** Begin DATASET SECTION **
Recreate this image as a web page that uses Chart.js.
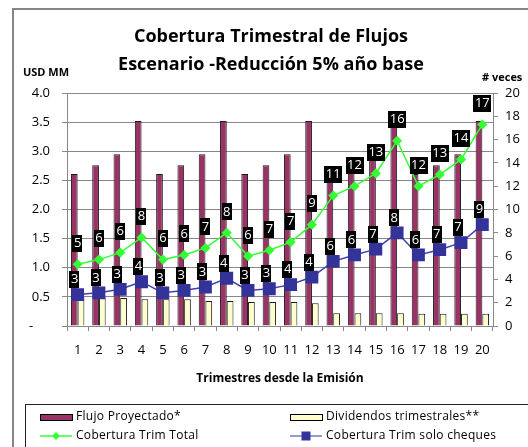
<!DOCTYPE html>
<html>
<head>
<meta charset="utf-8">
<script src="https://cdn.jsdelivr.net/npm/chart.js@4.4.0/dist/chart.umd.min.js"></script>
<style>
  html, body { margin: 0; padding: 0; background: #fff; }
  canvas { display: block; }
</style>
</head>
<body>
<canvas id="chart" width="528" height="447"></canvas>
<script>
const trimestres = ['1','2','3','4','5','6','7','8','9','10','11','12','13','14','15','16','17','18','19','20'];
const flujoProyectado = [2.61, 2.76, 2.95, 3.52, 2.61, 2.76, 2.95, 3.52, 2.61, 2.76, 2.95, 3.52, 2.61, 2.76, 2.95, 3.52, 2.61, 2.76, 2.95, 3.52];
const dividendos = [0.49, 0.49, 0.48, 0.46, 0.46, 0.46, 0.43, 0.43, 0.41, 0.41, 0.41, 0.39, 0.22, 0.22, 0.22, 0.22, 0.21, 0.21, 0.21, 0.21];
const coberturaTotal = [5.3, 5.7, 6.3, 7.6, 5.7, 6.1, 6.7, 8.0, 6.0, 6.5, 7.2, 8.7, 11.2, 12.0, 13.1, 15.9, 12.0, 13.0, 14.3, 17.3];
const coberturaCheques = [2.7, 2.85, 3.15, 3.8, 2.85, 3.05, 3.35, 4.1, 3.05, 3.2, 3.55, 4.2, 5.55, 6.1, 6.6, 8.0, 6.1, 6.55, 7.15, 8.7];

const FONT = '"Open Sans", Lato, sans-serif';

// fondo y marco exterior
const framePlugin = {
  id: 'frame',
  beforeDraw(chart) {
    const ctx = chart.ctx;
    ctx.save();
    ctx.fillStyle = '#fff';
    ctx.fillRect(0, 0, chart.width, chart.height);
    ctx.strokeStyle = '#868686';
    ctx.lineWidth = 2;
    ctx.strokeRect(13, 9, 540, 460);
    ctx.restore();
  }
};

// titulos y unidades de ejes
const textPlugin = {
  id: 'texts',
  afterDraw(chart) {
    const ctx = chart.ctx;
    ctx.save();
    ctx.fillStyle = '#000';
    ctx.textAlign = 'center';
    ctx.textBaseline = 'middle';
    ctx.font = 'bold 18px ' + FONT;
    ctx.fillText('Cobertura Trimestral de Flujos', 271, 37);
    ctx.fillText('Escenario -Reducción 5% año base', 271, 65);
    ctx.font = 'bold 11px ' + FONT;
    ctx.textAlign = 'left';
    ctx.fillText('USD MM', 23, 73);
    ctx.fillText('# veces', 482, 78);
    ctx.restore();
  }
};

// etiquetas negras sobre los puntos de las lineas
const labelPlugin = {
  id: 'pointLabels',
  afterDatasetsDraw(chart) {
    const ctx = chart.ctx;
    ctx.save();
    ctx.font = '13px ' + FONT;
    ctx.textAlign = 'center';
    ctx.textBaseline = 'middle';
    [[2, 0, -21], [3, -3, -15]].forEach(([idx, dx, dy]) => {
      const ds = chart.data.datasets[idx];
      chart.getDatasetMeta(idx).data.forEach((pt, i) => {
        const txt = String(Math.round(ds.data[i]));
        const w = ctx.measureText(txt).width + 3;
        const h = 17;
        const cx = pt.x + dx, cy = pt.y + dy;
        ctx.fillStyle = '#000';
        ctx.fillRect(Math.round(cx - w / 2), Math.round(cy - h / 2), Math.round(w), h);
        ctx.fillStyle = '#fff';
        ctx.fillText(txt, cx, cy);
      });
    });
    ctx.restore();
  }
};

// leyenda en recuadro, dos columnas
const legendPlugin = {
  id: 'boxLegend',
  afterDraw(chart) {
    const ctx = chart.ctx;
    const ds = chart.data.datasets;
    ctx.save();
    ctx.strokeStyle = '#222';
    ctx.lineWidth = 1;
    ctx.strokeRect(25.5, 404.5, 540, 60);
    const cols = [40, 290];
    const rows = [417, 436];
    ctx.font = '12px ' + FONT;
    ctx.letterSpacing = '0.3px';
    ctx.textBaseline = 'middle';
    ctx.textAlign = 'left';
    ds.forEach((d, i) => {
      const x = cols[i % 2], y = rows[Math.floor(i / 2)];
      if (d.type === 'bar') {
        ctx.fillStyle = d.backgroundColor;
        ctx.fillRect(x, y - 3, 32, 6);
        ctx.strokeStyle = '#000';
        ctx.strokeRect(x + 0.5, y - 2.5, 32, 6);
      } else {
        ctx.strokeStyle = d.legendLine || d.borderColor;
        ctx.lineWidth = 1.5;
        ctx.beginPath();
        ctx.moveTo(x, y);
        ctx.lineTo(x + 32, y);
        ctx.stroke();
        ctx.fillStyle = d.pointBackgroundColor;
        ctx.beginPath();
        if (d.pointStyle === 'rectRot') {
          ctx.moveTo(x + 16, y - 4); ctx.lineTo(x + 20, y); ctx.lineTo(x + 16, y + 4); ctx.lineTo(x + 12, y);
        } else {
          ctx.rect(x + 11.5, y - 4.5, 9, 9);
        }
        ctx.fill();
      }
      ctx.fillStyle = '#000';
      ctx.fillText(d.label, x + 36, y);
    });
    ctx.restore();
  }
};

new Chart(document.getElementById('chart'), {
  type: 'bar',
  data: {
    labels: trimestres,
    datasets: [
      {
        type: 'bar', label: 'Flujo Proyectado*', data: flujoProyectado, yAxisID: 'y', order: 3,
        backgroundColor: '#993366', borderColor: '#1a1a1a', borderWidth: 1,
        categoryPercentage: 0.63, barPercentage: 1
      },
      {
        type: 'bar', label: 'Dividendos trimestrales**', data: dividendos, yAxisID: 'y', order: 3,
        backgroundColor: '#FFFFCC', borderColor: '#1a1a1a', borderWidth: 1,
        categoryPercentage: 0.63, barPercentage: 1
      },
      {
        type: 'line', label: 'Cobertura Trim Total', data: coberturaTotal, yAxisID: 'y2', order: 1,
        borderColor: '#33FF33', borderWidth: 1.5, pointStyle: 'rectRot', pointRadius: 4,
        pointBackgroundColor: '#33FF33', pointBorderColor: '#33FF33'
      },
      {
        type: 'line', label: 'Cobertura Trim solo cheques', data: coberturaCheques, yAxisID: 'y2', order: 0,
        borderColor: '#4040A8', legendLine: '#7777CC', borderWidth: 1.5, pointStyle: 'rect', pointRadius: 8,
        pointBackgroundColor: '#333399', pointBorderColor: '#333399'
      }
    ]
  },
  options: {
    responsive: false,
    animation: false,
    layout: { padding: { top: 93, bottom: 61, left: 0, right: 0 } },
    plugins: { legend: { display: false }, tooltip: { enabled: false } },
    scales: {
      x: {
        grid: { offset: true, drawOnChartArea: false, tickLength: 5, color: '#888' },
        border: { color: '#888' },
        ticks: { color: '#000', padding: 11, maxRotation: 0, autoSkip: false, font: { family: FONT, size: 13 } },
        title: {
          display: true, text: 'Trimestres desde la Emisión', color: '#000',
          font: { family: FONT, size: 12, weight: 'bold' }, padding: { top: 0, bottom: 0 }
        },
        afterFit(s) { s.height = 60; }
      },
      y: {
        position: 'left', min: 0, max: 4,
        grid: { color: '#888', tickLength: 5 },
        border: { color: '#888' },
        ticks: {
          stepSize: 0.5, padding: 12, color: '#000', font: { family: FONT, size: 13 },
          callback: v => v === 0 ? '-     ' : v.toFixed(1)
        },
        afterFit(s) { s.width = 67; }
      },
      y2: {
        position: 'right', min: 0, max: 20,
        grid: { drawOnChartArea: false, tickLength: 5, color: '#888' },
        border: { color: '#888' },
        ticks: { stepSize: 2, padding: 7, color: '#000', font: { family: FONT, size: 13 } },
        afterFit(s) { s.width = 35; }
      }
    }
  },
  plugins: [framePlugin, labelPlugin, textPlugin, legendPlugin]
});
</script>
</body>
</html>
** End DATASET SECTION **
**PROBLEM TO WORK ON**
Copy nothing but the lines from the top of the data down to the line containing "6.55, 7.15, 8.7];", and leave the pictures out.

**ANSWER**
Recreate this image as a web page that uses Chart.js.
<!DOCTYPE html>
<html>
<head>
<meta charset="utf-8">
<script src="https://cdn.jsdelivr.net/npm/chart.js@4.4.0/dist/chart.umd.min.js"></script>
<style>
  html, body { margin: 0; padding: 0; background: #fff; }
  canvas { display: block; }
</style>
</head>
<body>
<canvas id="chart" width="528" height="447"></canvas>
<script>
const trimestres = ['1','2','3','4','5','6','7','8','9','10','11','12','13','14','15','16','17','18','19','20'];
const flujoProyectado = [2.61, 2.76, 2.95, 3.52, 2.61, 2.76, 2.95, 3.52, 2.61, 2.76, 2.95, 3.52, 2.61, 2.76, 2.95, 3.52, 2.61, 2.76, 2.95, 3.52];
const dividendos = [0.49, 0.49, 0.48, 0.46, 0.46, 0.46, 0.43, 0.43, 0.41, 0.41, 0.41, 0.39, 0.22, 0.22, 0.22, 0.22, 0.21, 0.21, 0.21, 0.21];
const coberturaTotal = [5.3, 5.7, 6.3, 7.6, 5.7, 6.1, 6.7, 8.0, 6.0, 6.5, 7.2, 8.7, 11.2, 12.0, 13.1, 15.9, 12.0, 13.0, 14.3, 17.3];
const coberturaCheques = [2.7, 2.85, 3.15, 3.8, 2.85, 3.05, 3.35, 4.1, 3.05, 3.2, 3.55, 4.2, 5.55, 6.1, 6.6, 8.0, 6.1, 6.55, 7.15, 8.7];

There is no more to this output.